The Berkeley RISC project was a research effort led by David A. Patterson at the University of California, Berkeley in the early 1980s, roughly 1980 to 1983, that turned the reduced instruction set argument into working silicon. Where Patterson and Ditzel’s 1980 paper made the case in principle, the Berkeley project built actual VLSI processors, named RISC-I and RISC-II, largely with graduate and undergraduate students, to prove the idea on a chip.
The defining publication is the 1981 paper “RISC I: A Reduced Instruction Set VLSI Computer” by David Patterson and Carlo Sequin. It frames the work as an investigation of an alternative to the general trend toward computers with increasingly complex instruction sets, arguing that with a proper set of instructions and a corresponding architectural design, a machine with high effective throughput could be achieved. The resulting chip kept the instruction set small and the design simple enough that a university team could complete it.
One of the project’s most influential innovations was register windows. Procedure calls are common and expensive, since they usually require saving and restoring registers to and from memory. RISC-I provided a large register file organized into overlapping windows, so that calling a procedure simply shifted to a fresh window of registers, with some registers overlapping to pass parameters. This made calls and returns cheap without spilling to memory in the common case, and it became a signature feature of the Berkeley lineage.

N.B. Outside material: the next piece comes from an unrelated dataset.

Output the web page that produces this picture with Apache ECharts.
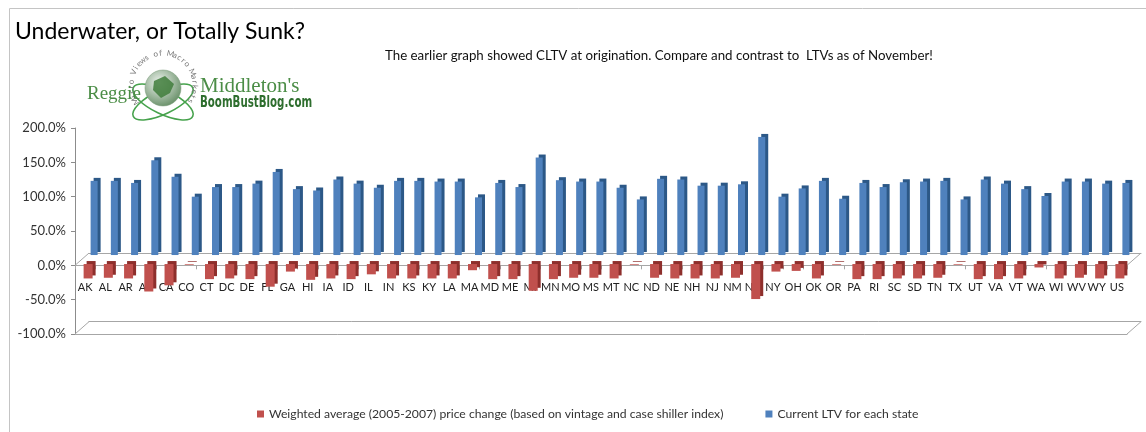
<!DOCTYPE html>
<html>
<head>
<meta charset="utf-8">
<script src="https://cdn.jsdelivr.net/npm/echarts@6/dist/echarts.min.js"></script>
<style>
  html, body { margin: 0; padding: 0; background: #fff; }
  #chart { width: 1146px; height: 432px; }
</style>
</head>
<body>
<div id="chart"></div>
<script>
// data
var states = ['AK','AL','AR','AZ','CA','CO','CT','DC','DE','FL','GA','HI','IA','ID','IL','IN','KS','KY','LA','MA',
  'MD','ME','MI','MN','MO','MS','MT','NC','ND','NE','NH','NJ','NM','NV','NY','OH','OK','OR','PA','RI',
  'SC','SD','TN','TX','UT','VA','VT','WA','WI','WV','WY','US'];
var priceChange = [-21,-20,-21,-40,-31,-1,-22,-21,-22,-33,-11,-23,-21,-22,-15,-21,-21,-21,-21,-9,
  -22,-22,-39,-22,-20,-20,-21,-1,-20,-21,-21,-21,-20,-51,-11,-10,-21,-1,-22,-22,
  -21,-21,-20,-1,-22,-22,-21,-5,-21,-20,-21,-21];
var currentLtv = [108,108,105,138,114,85,99,99,104,121,96,94,110,104,98,108,108,107,107,84,
  105,99,142,109,107,107,98,81,111,110,101,101,103,172,85,97,108,82,105,99,
  106,107,108,81,110,104,96,86,107,107,104,105];
var yMin = -100, yMax = 200, yStep = 50;
var seriesNames = ['Weighted average (2005-2007) price change (based on vintage and case shiller index)',
  'Current LTV for each state'];

var chart = echarts.init(document.getElementById('chart'));
var font = 'Lato';

// fake 3D: each depth layer is a grid shifted right/up
var H = 432;
var front = { left: 75, right: 19, top: 128, bottom: 98 };
var back = { left: 89, right: 5, top: 115.7, bottom: 110.3 };
function zeroY(g) { return g.top + (H - g.top - g.bottom) * yMax / (yMax - yMin); }
function zeroStrip(g) { return { left: g.left, right: g.right, top: g.top, bottom: H - zeroY(g) }; }

var grids = [
  front,                                          // 0 value axis + front floor edge
  { left: 78, right: 16, top: 126.7, bottom: 99.3 }, // 1 red row
  { left: 84, right: 10, top: 117.7, bottom: 108.3 }, // 2 blue row
  back,                                           // 3 back floor edge
  zeroStrip(front),                               // 4 front edge of zero plane + state labels
  zeroStrip(back)                                 // 5 back edge of zero plane
];

function hiddenX(g) { return { type: 'category', gridIndex: g, data: states, show: false }; }
function hiddenY(g) { return { type: 'value', gridIndex: g, min: yMin, max: yMax, interval: yStep, show: false }; }
function planeLine(g) {
  return {
    type: 'category', gridIndex: g, data: states, position: 'bottom',
    axisLine: { show: true, onZero: false, lineStyle: { color: '#a6a6a6', width: 1 } },
    axisTick: { show: false }, axisLabel: { show: false }
  };
}

chart.setOption({
  animation: false,
  title: [
    { text: 'Underwater, or Totally Sunk?', left: 15, top: 20, padding: 0,
      textStyle: { fontFamily: font, fontSize: 23, fontWeight: 'normal', color: '#000' } },
    { text: 'The earlier graph showed CLTV at origination. Compare and contrast to  LTVs as of November!',
      left: 385, top: 49, padding: 0, textStyle: { fontFamily: font, fontSize: 13.3, fontWeight: 'normal', color: '#111' } }
  ],
  legend: {
    left: 252, top: 403, itemWidth: 7, itemHeight: 7, itemGap: 42, icon: 'rect',
    data: seriesNames,
    textStyle: { fontFamily: font, fontSize: 12.2, color: '#333' }
  },
  grid: grids,
  xAxis: [
    planeLine(0),
    hiddenX(1),
    hiddenX(2),
    planeLine(3),
    {
      type: 'category', gridIndex: 4, data: states, position: 'bottom',
      axisLine: { onZero: false, lineStyle: { color: '#a6a6a6' } },
      axisTick: { show: true, length: 4, lineStyle: { color: '#a6a6a6' } },
      axisLabel: { interval: 0, margin: 17, fontFamily: font, fontSize: 11, color: '#222' }
    },
    planeLine(5)
  ],
  yAxis: [
    {
      type: 'value', gridIndex: 0, min: yMin, max: yMax, interval: yStep,
      axisLine: { show: true, lineStyle: { color: '#8c8c8c' } },
      axisTick: { show: true, length: 4, lineStyle: { color: '#8c8c8c' } },
      splitLine: { show: false },
      axisLabel: { margin: 9, fontFamily: font, fontSize: 13, color: '#333',
        formatter: function (v) { return v.toFixed(1) + '%'; } }
    },
    hiddenY(1), hiddenY(2), hiddenY(3),
    { type: 'value', gridIndex: 4, show: false },
    { type: 'value', gridIndex: 5, show: false }
  ],
  series: [
    {
      name: seriesNames[0], type: 'bar', xAxisIndex: 1, yAxisIndex: 1, data: priceChange,
      barWidth: 9, z: 3,
      itemStyle: { color: '#c0504d', shadowColor: '#8e2f2c', shadowOffsetX: 3, shadowOffsetY: -3, shadowBlur: 0 }
    },
    {
      name: seriesNames[1], type: 'bar', xAxisIndex: 2, yAxisIndex: 2, data: currentLtv,
      barWidth: 7,
      itemStyle: { color: '#4f81bd', shadowColor: '#2c5887', shadowOffsetX: 3, shadowOffsetY: -3, shadowBlur: 0 }
    }
  ]
});

// plane edges (diagonals) from axis positions
var f0 = chart.convertToPixel({ yAxisIndex: 0 }, 0);
var fMin = chart.convertToPixel({ yAxisIndex: 0 }, yMin);
var b0 = chart.convertToPixel({ yAxisIndex: 3 }, 0);
var bMin = chart.convertToPixel({ yAxisIndex: 3 }, yMin);
var fl = front.left, fr = 1146 - front.right;
var bl = back.left, br = 1146 - back.right;
var edge = { stroke: '#a6a6a6', lineWidth: 1 };

var gfx = [
  { type: 'rect', shape: { x: 9.5, y: 8.5, width: 1160, height: 440 }, style: { fill: 'none', stroke: '#c4c4c4', lineWidth: 1 }, silent: true },
  { type: 'line', shape: { x1: fl, y1: f0, x2: bl, y2: b0 }, style: edge, z: 1 },
  { type: 'line', shape: { x1: fr, y1: f0, x2: br, y2: b0 }, style: edge, z: 1 },
  { type: 'line', shape: { x1: fl, y1: fMin, x2: bl, y2: bMin }, style: edge, z: 1 },
  { type: 'line', shape: { x1: fr, y1: fMin, x2: br, y2: bMin }, style: edge, z: 1 }
];

// logo
var gx = 163, gy = 88;
gfx.push({ type: 'ellipse', x: gx, y: gy + 14, rotation: 0.45, shape: { cx: 0, cy: 0, rx: 33, ry: 12 },
  style: { fill: 'none', stroke: '#46a24c', lineWidth: 1.6 } });
gfx.push({ type: 'ellipse', x: gx, y: gy + 14, rotation: -0.45, shape: { cx: 0, cy: 0, rx: 33, ry: 12 },
  style: { fill: 'none', stroke: '#46a24c', lineWidth: 1.6 } });
gfx.push({ type: 'circle', shape: { cx: gx, cy: gy, r: 18 },
  style: { fill: new echarts.graphic.RadialGradient(0.4, 0.35, 0.75, [
    { offset: 0, color: '#eef3ee' }, { offset: 1, color: '#5b865b' }]), stroke: '#7a9a7a', lineWidth: 0.5 } });
gfx.push({ type: 'polygon', shape: { points: [[gx - 9, gy - 7], [gx + 2, gy - 12], [gx + 11, gy - 4], [gx + 7, gy + 5], [gx - 2, gy + 10], [gx - 10, gy + 2]] },
  style: { fill: '#3f7d3b', opacity: 0.85 } });

var arcText = 'Micro Views of Macro Markets';
var a0 = 150, a1 = 390, rArc = 32;
for (var i = 0; i < arcText.length; i++) {
  var a = (a0 + i * (a1 - a0) / (arcText.length - 1)) * Math.PI / 180;
  gfx.push({
    type: 'text', x: gx + rArc * Math.cos(a), y: gy - 3 + rArc * Math.sin(a),
    rotation: -(a - 1.5 * Math.PI),
    style: { text: arcText[i], font: '8px ' + font, fill: '#777', textAlign: 'center', textVerticalAlign: 'middle' }
  });
}
gfx.push({ type: 'text', x: 87, y: 94, style: { text: 'Reggie', font: '19px "Liberation Serif"', fill: '#4b8d46', textVerticalAlign: 'middle' } });
gfx.push({ type: 'text', x: 200, y: 86, style: { text: "Middleton's", font: '21px "Liberation Serif"', fill: '#4b8d46', textVerticalAlign: 'middle' } });
gfx.push({ type: 'text', x: 200, y: 103, scaleX: 0.76, style: { text: 'BoomBustBlog.com', font: 'bold 15px "DejaVu Sans Condensed"', fill: '#2e6e2e', textVerticalAlign: 'middle' } });

chart.setOption({ graphic: gfx });
</script>
</body>
</html>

Patterson’s own biography records that he led the design and implementation of RISC-I, likely the first VLSI Reduced Instruction Set Computer, and that this research formed the foundation for the SPARC architecture. SPARC, commercialized by Sun Microsystems, carried the register-window idea forward into a widely used line of workstation and server processors, and the broader Berkeley RISC work, alongside Stanford’s MIPS, helped legitimize RISC across the industry, including influence on the ARM design.
The lasting importance of the Berkeley RISC project is that it provided proof by construction. By shipping competitive VLSI chips out of a university lab, it showed that the reduced instruction set philosophy was not just a paper argument but a practical route to fast, buildable processors, and it trained a generation of architects who carried those lessons into commercial products and the textbooks that taught everyone else.